Task prompt
Go through the lines below. Copy those with "this".

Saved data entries

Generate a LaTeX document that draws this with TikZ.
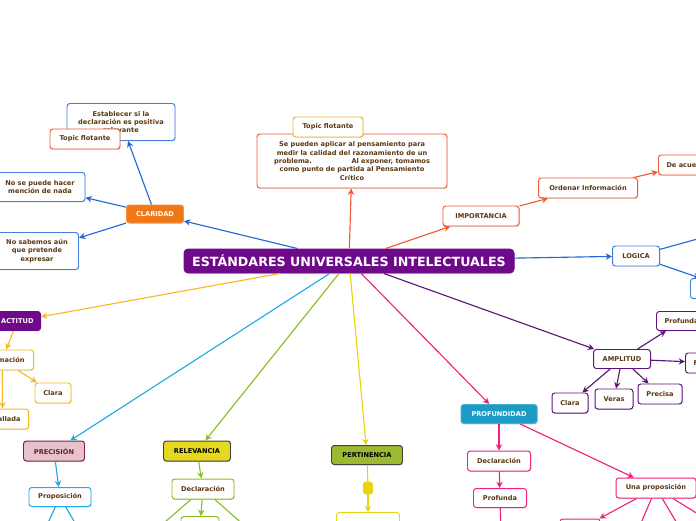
\documentclass[tikz,border=0pt]{standalone}
\usepackage{fontspec}
\setmainfont{DejaVu Sans}
\usetikzlibrary{arrows.meta,shadows}

\definecolor{txtbrown}{HTML}{5A3812}
\definecolor{mainpurple}{HTML}{6E0A8A}
\definecolor{cblue}{HTML}{2266D8}
\definecolor{corange}{HTML}{F07818}
\definecolor{cred}{HTML}{F05A30}
\definecolor{camber}{HTML}{F8B820}
\definecolor{ctopic}{HTML}{F0B030}
\definecolor{cpurple}{HTML}{5E1478}
\definecolor{cpink}{HTML}{F0207A}
\definecolor{cteal}{HTML}{1A9CC4}
\definecolor{cyellow}{HTML}{E8D410}
\definecolor{colive}{HTML}{9CBA30}
\definecolor{cgreen}{HTML}{88C020}
\definecolor{crel}{HTML}{E4D820}
\definecolor{ccyan}{HTML}{20A8E8}
\definecolor{cprec}{HTML}{E6C3CB}
\definecolor{cmaroon}{HTML}{7A2838}

\tikzset{
  topic/.style={draw, rounded corners=2pt, fill=white, line width=0.7pt, text=txtbrown,
    font=\bfseries\fontsize{4.7}{6}\selectfont, align=center, inner sep=1pt,
    drop shadow={shadow xshift=0.5pt, shadow yshift=-0.6pt, opacity=0.25}},
  sz/.style n args={2}{minimum width=#1*0.025cm, minimum height=#2*0.025cm},
  arr/.style={line width=0.8pt, -{Stealth[length=4.5pt,width=4.5pt]}},
  ln/.style={line width=0.8pt}
}

\begin{document}
\begin{tikzpicture}[x=0.025cm, y=-0.025cm]
\useasboundingbox (0,0) rectangle (696,520);
\clip (0,0) rectangle (696,520);

% central node
\node[topic, sz={330}{24}, fill=mainpurple, draw=mainpurple, text=white, rounded corners=3pt,
  font=\bfseries\fontsize{9}{11}\selectfont] (main) at (349,261) {ESTÁNDARES UNIVERSALES INTELECTUALES};

% claridad
\node[topic, sz={57}{18}, fill=corange, draw=corange!80, text=white] (clar) at (155,214) {CLARIDAD};
\node[topic, sz={108}{37}, draw=cblue!85] (estab) at (121,122) {Establecer si la\\ declaración es positiva\\ relevante};
\node[topic, sz={70}{20}, draw=cred] (topic1) at (85,139) {Topic flotante};
\node[topic, sz={90}{29}, draw=cblue!85] (nose) at (40,187) {No se puede hacer\\ mención de nada};
\node[topic, sz={83}{37}, draw=cblue!85] (nosab) at (37,251) {No sabemos aún\\ que pretende\\ expresar};

% texto central
\node[topic, sz={190}{54}, draw=cred] (desc) at (352,161) {Se pueden aplicar al pensamiento para\\ medir la calidad del razonamiento de un\\ problema.\hspace{26pt} Al exponer, tomamos\\ como punto de partida al Pensamiento\\ Crítico};
\node[topic, sz={70}{20}, draw=ctopic] (topic2) at (328,127) {Topic flotante};

% importancia
\node[topic, sz={76}{20}, draw=cred] (impo) at (481,216) {IMPORTANCIA};
\node[topic, sz={99}{20}, draw=cred] (orden) at (588,188) {Ordenar Información};
\node[topic, sz={10}{20}, inner xsep=0.2cm, anchor=west, draw=cred] (deacu) at (658,165) {De acuerdo};

% logica
\node[topic, sz={47}{20}, draw=cblue!85] (logica) at (636,256) {LOGICA};
\node[topic, sz={80}{20}, anchor=north west, draw=cblue!85] (logbox) at (690,278) {};
\coordinate (logup) at (730,230);

% amplitud
\node[topic, sz={57}{19}, draw=cpurple] (ampl) at (622,359) {AMPLITUD};
\node[topic, sz={10}{19}, inner xsep=0.2cm, anchor=west, draw=cpurple] (profA) at (656,321) {Profunda};
\node[topic, sz={10}{20}, inner xsep=0.2cm, anchor=west, draw=cpurple] (fA) at (685,363) {Fundamental};
\node[topic, sz={36}{20}, draw=cpurple] (claraA) at (570,403) {Clara};
\node[topic, sz={38}{20}, draw=cpurple] (veras) at (614,399) {Veras};
\node[topic, sz={44}{20}, draw=cpurple] (precisa) at (660,394) {Precisa};

% profundidad
\node[topic, sz={76}{19}, fill=cteal, draw=cteal!80, text=white] (prof) at (499,414) {PROFUNDIDAD};
\node[topic, sz={63}{20}, draw=cpink] (decP) at (499,461) {Declaración};
\node[topic, sz={53}{19}, draw=cpink] (profP) at (500,498) {Profunda};
\node[topic, sz={80}{20}, draw=cpink] (unaP) at (656,488) {Una proposición};
\node[topic, sz={40}{20}, draw=cpink] (unaA) at (580,529) {};
\coordinate (profPd) at (501,535);
\coordinate (unaB) at (638,530);
\coordinate (unaC) at (681,530);
\coordinate (unaD) at (740,540);

% pertinencia
\node[topic, sz={71}{19}, fill=colive, draw=black!75, text=black] (pert) at (367,455) {PERTINENCIA};
\node[draw=cyellow, fill=cyellow, rounded corners=1.5pt, sz={9}{12}, inner sep=0pt] (sq) at (368,488) {};
\node[topic, sz={63}{20}, anchor=north, draw=cyellow] (pertbox) at (368,512) {};

% relevancia
\node[topic, sz={67}{20}, fill=crel, draw=black!75, text=black] (rel) at (197,451) {RELEVANCIA};
\node[topic, sz={62}{20}, draw=cgreen] (decR) at (203,489) {Declaración};
\node[topic, sz={38}{20}, anchor=north, draw=cgreen] (decRb) at (200,516) {};
\coordinate (decRa) at (150,535);
\coordinate (decRc) at (255,535);

% precision
\node[topic, sz={61}{20}, fill=cprec, draw=cmaroon, text=cmaroon!80!black] (prec) at (54,451) {PRECISIÓN};
\node[topic, sz={62}{19}, draw=ccyan] (propo) at (60,497) {Proposición};
\coordinate (propoa) at (40,540);
\coordinate (propob) at (85,540);

% actitud
\node[topic, sz={10}{19}, inner xsep=0.175cm, anchor=east, fill=mainpurple, draw=mainpurple, text=white] (act) at (41,321) {ACTITUD};
\node[topic, sz={10}{20}, inner xsep=0.225cm, anchor=east, draw=camber] (info) at (34,360) {Información};
\node[topic, sz={36}{20}, draw=camber] (claraI) at (53,393) {Clara};
\node[topic, sz={10}{20}, inner xsep=0.2cm, anchor=east, draw=camber] (detal) at (29,419) {Detallada};

% connectors
\draw[arr, cblue] (main) -- (clar);
\draw[arr, cblue] (clar) -- (estab);
\draw[arr, cblue] (clar) -- (nose);
\draw[arr, cblue] (clar) -- (nosab);
\draw[arr, cred] (main) -- (desc);
\draw[arr, cred] (main) -- (impo);
\draw[arr, cred] (impo) -- (orden);
\draw[arr, cred] (orden) -- (deacu);
\draw[arr, cblue] (main) -- (logica);
\draw[ln, cblue] (logica) -- (logup);
\draw[arr, cblue] (logica) -- (logbox);
\draw[arr, cpurple] (main) -- (ampl);
\draw[arr, cpurple] (ampl) -- (profA);
\draw[arr, cpurple] (ampl) -- (fA);
\draw[arr, cpurple] (ampl) -- (claraA);
\draw[arr, cpurple] (ampl) -- (veras);
\draw[arr, cpurple] (ampl) -- (precisa);
\draw[arr, cpink] (main) -- (prof);
\draw[arr, cpink] (prof) -- (decP);
\draw[arr, cpink] (decP) -- (profP);
\draw[ln, cpink] (profP) -- (profPd);
\draw[arr, cpink] (prof) -- (unaP);
\draw[arr, cpink] (unaP) -- (unaA);
\draw[ln, cpink] (unaP) -- (unaB);
\draw[ln, cpink] (unaP) -- (unaC);
\draw[ln, cpink] (unaP) -- (unaD);
\draw[arr, cyellow] (main) -- (pert);
\draw[ln, cyellow] (pert) -- (sq);
\draw[arr, cyellow] (sq) -- (pertbox);
\draw[arr, cgreen] (main) -- (rel);
\draw[arr, cgreen] (rel) -- (decR);
\draw[ln, cgreen] (decR) -- (decRa);
\draw[arr, cgreen] (decR) -- (decRb);
\draw[ln, cgreen] (decR) -- (decRc);
\draw[arr, ccyan] (main) -- (prec);
\draw[arr, ccyan] (prec) -- (propo);
\draw[ln, ccyan] (propo) -- (propoa);
\draw[ln, ccyan] (propo) -- (propob);
\draw[arr, camber] (main) -- (act);
\draw[arr, camber] (act) -- (info);
\draw[arr, camber] (info) -- (claraI);
\draw[arr, camber] (info) -- (detal);
\end{tikzpicture}
\end{document}
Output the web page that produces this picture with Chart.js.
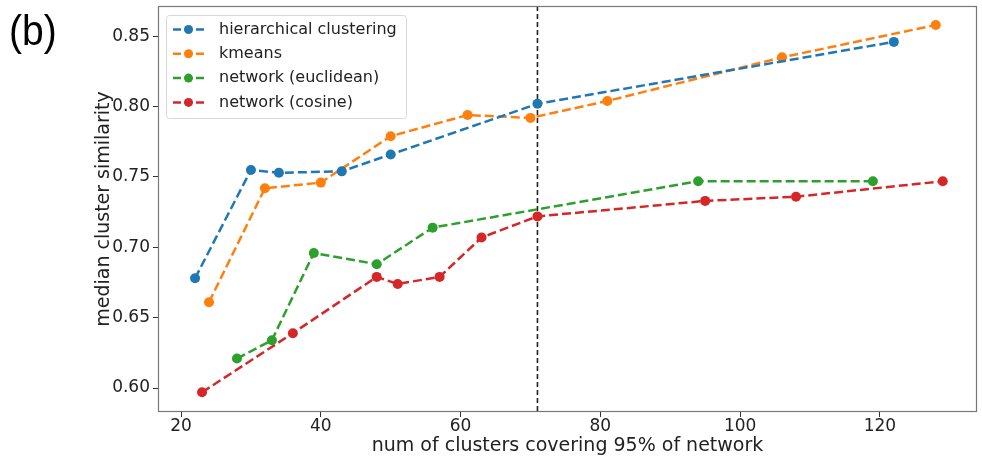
<!DOCTYPE html>
<html>
<head>
<meta charset="utf-8">
<script src="https://cdn.jsdelivr.net/npm/chart.js@4.4.1/dist/chart.umd.min.js"></script>
<style>
  html, body { margin: 0; padding: 0; background: #fff; }
  #wrap { position: relative; width: 982px; height: 457px; }
  #panel { position: absolute; left: 9px; top: 6px; font-family: "Liberation Sans", Arial, sans-serif; font-size: 39px; line-height: 44px; color: #000; transform: scale(1, 1.1); transform-origin: 0 0; }
</style>
</head>
<body>
<div id="wrap">
  <canvas id="c" width="982" height="457"></canvas>
  <div id="panel">(b)</div>
</div>
<script>
// Series: number of clusters covering 95% of the network vs. median cluster similarity
const hierX = [22, 30, 34, 43, 50, 71, 122];
const hierY = [0.678, 0.755, 0.753, 0.754, 0.766, 0.802, 0.846];

const kmeansX = [24, 32, 40, 50, 61, 70, 81, 106, 128];
const kmeansY = [0.661, 0.742, 0.746, 0.779, 0.794, 0.792, 0.804, 0.835, 0.858];

const euclidX = [28, 33, 39, 48, 56, 94, 119];
const euclidY = [0.621, 0.634, 0.696, 0.688, 0.714, 0.747, 0.747];

const cosineX = [23, 36, 48, 51, 57, 63, 71, 95, 108, 129];
const cosineY = [0.597, 0.639, 0.679, 0.674, 0.679, 0.707, 0.722, 0.733, 0.736, 0.747];

const seriesNames = ['hierarchical clustering', 'kmeans', 'network (euclidean)', 'network (cosine)'];
const seriesColors = ['#1f77b4', '#ff7f0e', '#2ca02c', '#d62728'];

const xTicks = [20, 40, 60, 80, 100, 120];
const yTicks = [0.60, 0.65, 0.70, 0.75, 0.80, 0.85];

// Reference line marking the chosen cluster count
const thresholdX = 71;

const FONT = '"DejaVu Sans", sans-serif';

function pts(xs, ys) { return xs.map((x, i) => ({ x: x, y: ys[i] })); }

const allSeries = [[hierX, hierY], [kmeansX, kmeansY], [euclidX, euclidY], [cosineX, cosineY]];

const datasets = allSeries.map((s, i) => ({
  label: seriesNames[i],
  data: pts(s[0], s[1]),
  showLine: true,
  borderColor: seriesColors[i],
  backgroundColor: seriesColors[i],
  borderWidth: 2.5,
  borderDash: [9, 4],
  pointRadius: 5,
  pointHoverRadius: 5,
  pointBorderWidth: 0,
  tension: 0
}));

// Frame, vertical reference line and in-plot legend
const decorations = {
  id: 'decorations',
  beforeDatasetsDraw(chart) {
    const ctx = chart.ctx;
    const xs = chart.scales.x;
    const a = chart.chartArea;
    const px = xs.getPixelForValue(thresholdX);
    ctx.save();
    ctx.strokeStyle = '#222';
    ctx.lineWidth = 1.6;
    ctx.setLineDash([5, 3]);
    ctx.beginPath();
    ctx.moveTo(px, a.top);
    ctx.lineTo(px, a.bottom);
    ctx.stroke();
    ctx.restore();
  },
  afterDraw(chart) {
    const ctx = chart.ctx;
    const a = chart.chartArea;
    ctx.save();
    ctx.strokeStyle = '#777';
    ctx.lineWidth = 1.2;
    ctx.setLineDash([]);
    ctx.strokeRect(a.left + 0.5, a.top + 0.5, a.right - a.left - 1, a.bottom - a.top - 1);

    // legend box
    const bx = a.left + 8, by = a.top + 9, bw = 240, bh = 103;
    ctx.fillStyle = 'rgba(255,255,255,0.85)';
    ctx.strokeStyle = '#d8d8d8';
    ctx.lineWidth = 1;
    ctx.beginPath();
    ctx.roundRect(bx + 0.5, by + 0.5, bw, bh, 3);
    ctx.fill();
    ctx.stroke();

    ctx.font = '16px ' + FONT;
    ctx.textBaseline = 'middle';
    chart.data.datasets.forEach((ds, i) => {
      const cy = by + 14.5 + i * 24.3;
      ctx.strokeStyle = ds.borderColor;
      ctx.lineWidth = 2.5;
      ctx.setLineDash([8, 3.5]);
      ctx.beginPath();
      ctx.moveTo(bx + 7, cy);
      ctx.lineTo(bx + 39, cy);
      ctx.stroke();
      ctx.setLineDash([]);
      ctx.fillStyle = ds.backgroundColor;
      ctx.beginPath();
      ctx.arc(bx + 22.5, cy, 4.5, 0, Math.PI * 2);
      ctx.fill();
      ctx.fillStyle = '#222';
      ctx.fillText(ds.label, bx + 53, cy);
    });
    ctx.restore();
  }
};

new Chart(document.getElementById('c'), {
  type: 'scatter',
  data: { datasets: datasets },
  options: {
    responsive: false,
    animation: false,
    devicePixelRatio: 1,
    layout: { padding: { left: 93, top: 6, right: 4, bottom: 0 } },
    plugins: { legend: { display: false }, tooltip: { enabled: false } },
    scales: {
      x: {
        type: 'linear',
        min: 16.7,
        max: 133.9,
        afterBuildTicks: (axis) => { axis.ticks = xTicks.map(v => ({ value: v })); },
        afterFit: (axis) => { axis.height = 45; axis.paddingLeft = 0; axis.paddingRight = 0; },
        grid: { drawOnChartArea: false, drawTicks: true, tickLength: 5, color: '#333', tickWidth: 1 },
        border: { display: false },
        ticks: { color: '#222', font: { family: FONT, size: 17 }, padding: -1, maxRotation: 0,
                 callback: (v) => String(v) },
        title: { display: true, text: 'num of clusters covering 95% of network', color: '#222',
                 font: { family: FONT, size: 19 }, padding: { top: 0, bottom: 0 } }
      },
      y: {
        type: 'linear',
        min: 0.583,
        max: 0.8715,
        afterBuildTicks: (axis) => { axis.ticks = yTicks.map(v => ({ value: v })); },
        afterFit: (axis) => { axis.width = 65; axis.paddingTop = 0; axis.paddingBottom = 0; },
        grid: { drawOnChartArea: false, drawTicks: true, tickLength: 5, color: '#333', tickWidth: 1 },
        border: { display: false },
        ticks: { color: '#222', font: { family: FONT, size: 17 }, padding: 3,
                 callback: (v) => v.toFixed(2) },
        title: { display: true, text: 'median cluster similarity', color: '#222',
                 font: { family: FONT, size: 19 }, padding: { top: 0, bottom: 0 } }
      }
    }
  },
  plugins: [decorations]
});
</script>
</body>
</html>
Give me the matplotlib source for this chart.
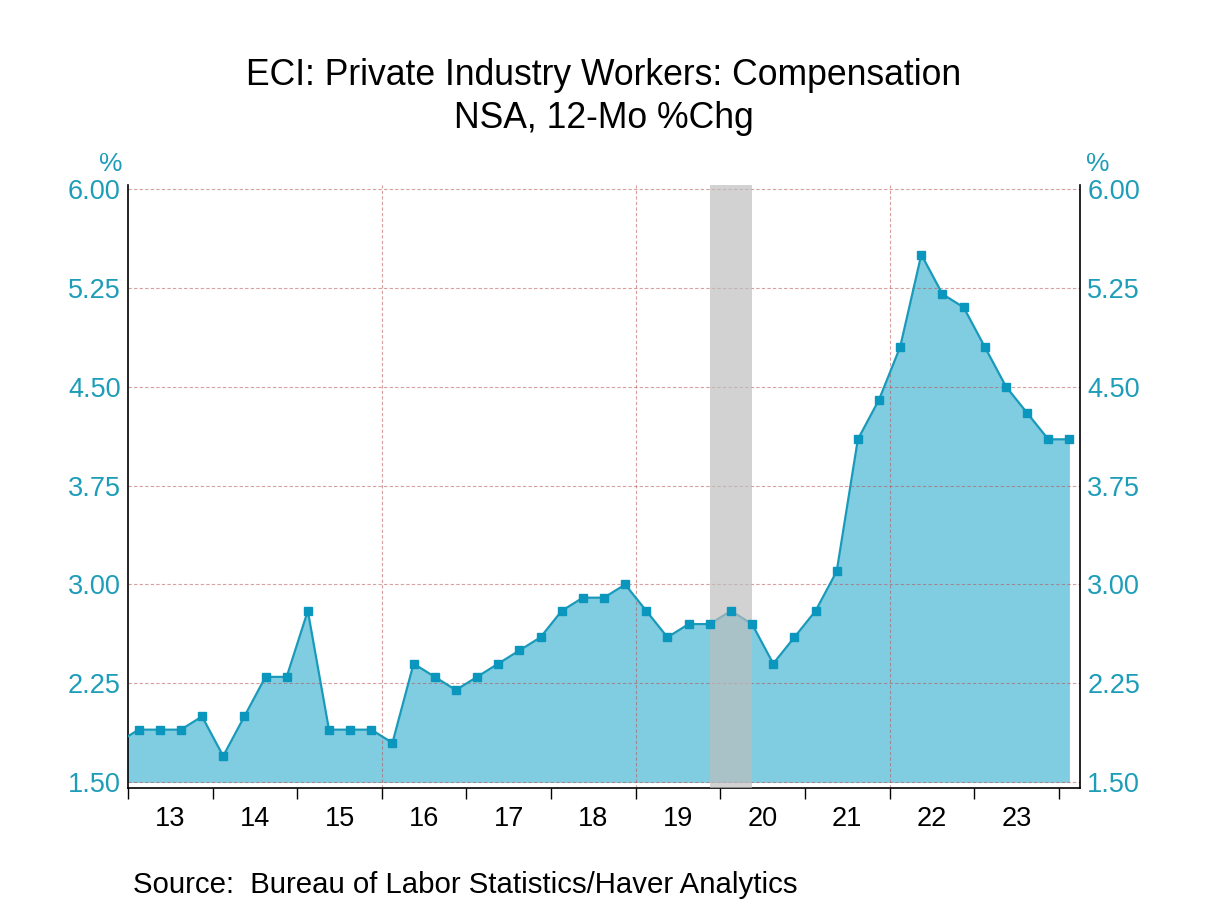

Solution
Generate a LaTeX document that draws this with TikZ.
Output the web page that produces this picture with Chart.js.
Give me the matplotlib source for this chart.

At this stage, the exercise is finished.